The Omicron variant was identified in Alaska exactly one year after the arrival of the first shipment of vaccine to the state. Here, a UPS cargo plane arrives in Anchorage late in the evening of December 13, 2020. State health officials say that as long as the SARS-Cov2 virus continues to infect human hosts, it will continue to replicate and develop new mutations. Widespread vaccination — and boosters after 6 months — are an effective way to interrupt the cycle. (DHSS photo/Kristal Fiser)

Monday’s (12-13-21) announcement that the omicron variant is now in Alaska has state health officials hoping that the current downward trend in coronavirus cases in Alaska will continue. Although omicron has proven more communicable than some earlier mutations of the virus, the resulting illness typically has been not as severe. Nevertheless, there’s strong evidence that the vaccine and a booster shot provide critical protection against omicron and any future variants.

Note: Alaska’s chief medical officer Dr. Anne Zink will speak to the Sitka Assembly during its regular meeting on Tuesday, December 14, and outline changes to the state’s reporting strategy coming in January. Listen beginning at 6 p.m. on 104.7 FM, or on the KCAW livestream.

There were over 1,400 new coronavirus infections in Alaska last week, about the same number of new infections reported each day during the height of the recent surge in late September and October.

Nationally, cases are on the rise again, due in part to the arrival of the highly-transmissible omicron variant. Dr. Anne Zink, Alaska’s chief medical officer, is glad to see that only eight-percent of Alaska’s hospital beds are occupied by covid patients — down from 20-percent a couple of months ago. And although immunity from vaccines has been shown to wane after 6 months, Zink says that vaccines remain the best choice for reducing the risk of a severe infection.

“You’re around 10 or 10 times more likely to be hospitalized. If you’re unvaccinated compared to vaccinated,” she said, during a weekly videoconference with statewide media on December 9.

Zink says that a couple of new monoclonal antibody treatments recently have been approved to fight COVID-19 in patients who’ve already contracted the disease, but they’re no substitute for not getting COVID in the first place. That means a vaccination, or a booster, for anyone who’s at least 6 months out from receiving the Pfizer or Moderna series — or two months out from their single-shot J&J vaccine.

The US Centers for Disease Control on December 10 authorized boosters for anyone 16 and older who received the initial series of the Pfizer vaccine.

Will a new variant always mean a new round of boosters? State epidemiologist Dr.

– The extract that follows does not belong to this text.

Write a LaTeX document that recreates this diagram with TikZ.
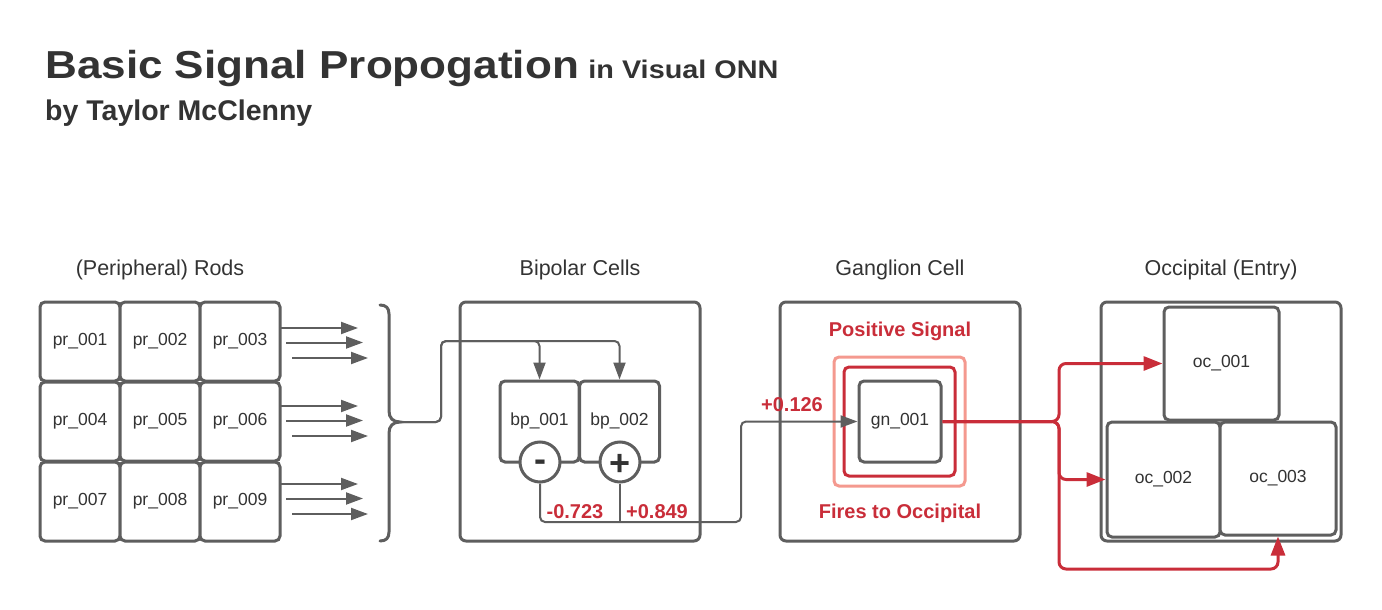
\documentclass[tikz,border=0pt]{standalone}
\usepackage{fontspec}
\setmainfont{Liberation Sans}
\newfontfamily\ttlfamily[FakeStretch=1.13]{Liberation Sans}
\usetikzlibrary{arrows.meta}
\definecolor{gline}{HTML}{5E5E5E}
\definecolor{txt}{HTML}{333333}
\definecolor{lred}{HTML}{C92D39}
\definecolor{lpink}{HTML}{F4998F}
\newcommand\lblfont{\fontsize{17.5}{20}\selectfont}
\newcommand\hdfont{\fontsize{21.5}{24}\selectfont}
\newcommand\redfont{\fontsize{20}{22}\selectfont\bfseries}
\begin{document}
\begin{tikzpicture}[x=1pt,y=-1pt,
  cellbox/.style={draw=gline, line width=3pt, rounded corners=5pt, fill=white, inner sep=0pt, text=txt, font=\lblfont},
  bigbox/.style={draw=gline, line width=3pt, rounded corners=6pt, inner sep=0pt, minimum width=240pt, minimum height=239pt},
  hd/.style={text=txt, font=\hdfont, inner sep=0pt},
  redlbl/.style={text=lred, font=\redfont, inner sep=0pt},
  gconn/.style={draw=gline, line width=2pt, rounded corners=5pt},
  garrow/.style={gconn, -{Triangle[length=17pt,width=12pt]}},
  rconn/.style={draw=lred, line width=3pt, rounded corners=7pt, -{Triangle[length=19pt,width=14pt]}},
  signbox/.style={circle, draw=gline, line width=3pt, fill=white, minimum size=40pt, inner sep=0pt, text=txt}
]
\useasboundingbox (0,0) rectangle (1382,610);

% titles
\node[anchor=base west, inner sep=0pt, text=txt, font=\ttlfamily\bfseries\fontsize{39}{44}\selectfont] (title) at (45,79) {Basic Signal Propogation};
\node[anchor=base west, inner sep=0pt, text=txt, font=\ttlfamily\bfseries\fontsize{25.5}{28}\selectfont] (subtitle) at ([xshift=9pt]title.base east) {in Visual ONN};
\node[anchor=base west, inner sep=0pt, text=txt, font=\bfseries\fontsize{28.5}{32}\selectfont] (author) at (45,121) {by Taylor McClenny};

% section headings
\node[hd] (hrods) at (160,270) {(Peripheral) Rods};
\node[hd] (hbip) at (580,270) {Bipolar Cells};
\node[hd] (hgan) at (900,270) {Ganglion Cell};
\node[hd] (hocc) at (1221,270) {Occipital (Entry)};

% outer boxes
\node[bigbox] (bip) at (580,421.5) {};
\node[bigbox] (gan) at (900,421.5) {};
\node[bigbox] (occ) at (1221,421.5) {};

% rods grid
\foreach \n/\x/\y in {001/80/341.5,002/160/341.5,003/240/341.5,004/80/421.5,005/160/421.5,006/240/421.5,007/80/501.5,008/160/501.5,009/240/501.5}{
  \node[cellbox, minimum width=80pt, minimum height=79pt] (pr\n) at (\x,\y) {pr\_\n};
}

% rod arrows
\foreach \r/\b in {1/328,2/406,3/484}{
  \coordinate (ra\r s) at (280,\b);
  \coordinate (ra\r e) at (358,\b);
  \coordinate (rb\r s) at (286,\b+14.5);
  \coordinate (rb\r e) at (363,\b+14.5);
  \coordinate (rc\r s) at (292,\b+30);
  \coordinate (rc\r e) at (368,\b+30);
  \draw[garrow] (ra\r s) -- (ra\r e);
  \draw[garrow] (rb\r s) -- (rb\r e);
  \draw[garrow] (rc\r s) -- (rc\r e);
}

% brace
\coordinate (bracetip) at (400,422);
\draw[draw=gline, line width=3pt, line cap=round]
  (380,305) .. controls (386,305) and (389,308) .. (389,314) -- (389,411)
  .. controls (389,418) and (393,422) .. (bracetip)
  .. controls (393,422) and (389,426) .. (389,433) -- (389,532)
  .. controls (389,538) and (386,541) .. (380,541);

% bipolar cells
\node[cellbox, minimum width=79pt, minimum height=81pt, text depth=0pt, text height=12pt] (bp1) at (539.5,421.5) {\raisebox{2pt}{bp\_001}};
\node[cellbox, minimum width=80pt, minimum height=81pt, text depth=0pt, text height=12pt] (bp2) at (619.5,421.5) {\raisebox{2pt}{bp\_002}};
\node[signbox, font=\bfseries\fontsize{36}{36}\selectfont, text height=18pt, text depth=0pt] (m1) at (540,462) {-};
\node[signbox, font=\bfseries\fontsize{36}{36}\selectfont, text height=26pt, text depth=0pt] (p1) at (620,462) {+};

\coordinate (jb) at (441,422);
\coordinate (jt) at (441,341);
\draw[garrow] (bracetip) -- (jb) -- (jt) -| (bp1.north);
\draw[garrow] (bracetip) -- (jb) -- (jt) -| (bp2.north);

% ganglion
\node[draw=lpink, line width=3pt, rounded corners=5pt, minimum width=131pt, minimum height=129pt, inner sep=0pt] (pinksq) at (899.5,421.5) {};
\node[draw=lred, line width=3pt, rounded corners=5pt, minimum width=111pt, minimum height=109pt, inner sep=0pt] (redsq) at (899.5,421.5) {};
\node[cellbox, minimum width=82pt, minimum height=81pt] (gn) at (900,421.5) {gn\_001};
\node[redlbl] (pos) at (900,331) {Positive Signal};
\node[redlbl] (fires) at (900,513) {Fires to Occipital};

\coordinate (jr) at (741,522);
\draw[gconn] (p1.south) -- (p1.south |- jr);
\draw[garrow] (m1.south) |- (jr) |- (gn.west);
\node[redlbl] (w1) at (575,512) {-0.723};
\node[redlbl] (w2) at (657,512) {+0.849};
\node[redlbl] (w3) at (792,405) {+0.126};

% occipital
\node[cellbox, minimum width=115pt, minimum height=113pt] (oc1) at (1221.5,363.5) {oc\_001};
\node[cellbox, minimum width=113pt, minimum height=115pt] (oc2) at (1163.5,479.5) {oc\_002};
\node[cellbox, minimum width=116pt, minimum height=113pt] (oc3) at (1278,478.5) {oc\_003};

\coordinate (jg) at (1059,421.5);
\coordinate (low) at (1059,569);
\draw[rconn] (gn.east) -- (jg) |- (oc1.west);
\draw[rconn] (gn.east) -- (jg) |- (oc2.west);
\draw[rconn] (gn.east) -- (jg) -- (low) -| (oc3.south);
\end{tikzpicture}
\end{document}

Joe McLaughlin, says this remains a possibility.

“If we get a variant that evades immunity to such a degree that the vaccines that we have really provide limited protection?” he asked. “And then yes, we would be looking at the possibility of a booster dose, especially if that variant was associated with high rates of hospitalization and death.”

Variations like delta and omicron can occur when the virus invades a human host and is allowed to replicate. Omicron first appeared and skyrocketed in South Africa, where vaccination rates are generally low.

McLaughlin says we probably won’t see an end to variants until we see an end to COVID.

“We would expect that mutations are likely to occur in regions of the world where low vaccination coverage rates are happening,” McLaughlin said, “because the virus has more opportunities to replicate, the more people that are susceptible to infection, the more likely you’re going to see those people get infected, and then the more viral opportunities for replication.”

Another argument for a booster shot? 57-percent of infections among Alaskans over 65 years of age in October were breakthrough cases. This  population is 77-percent vaccinated — but vaccinated early. A similar increase in breakthroughs in younger age groups seems likely as they move past the six-month mark, unless they take advantage of the widely-available and free booster vaccines.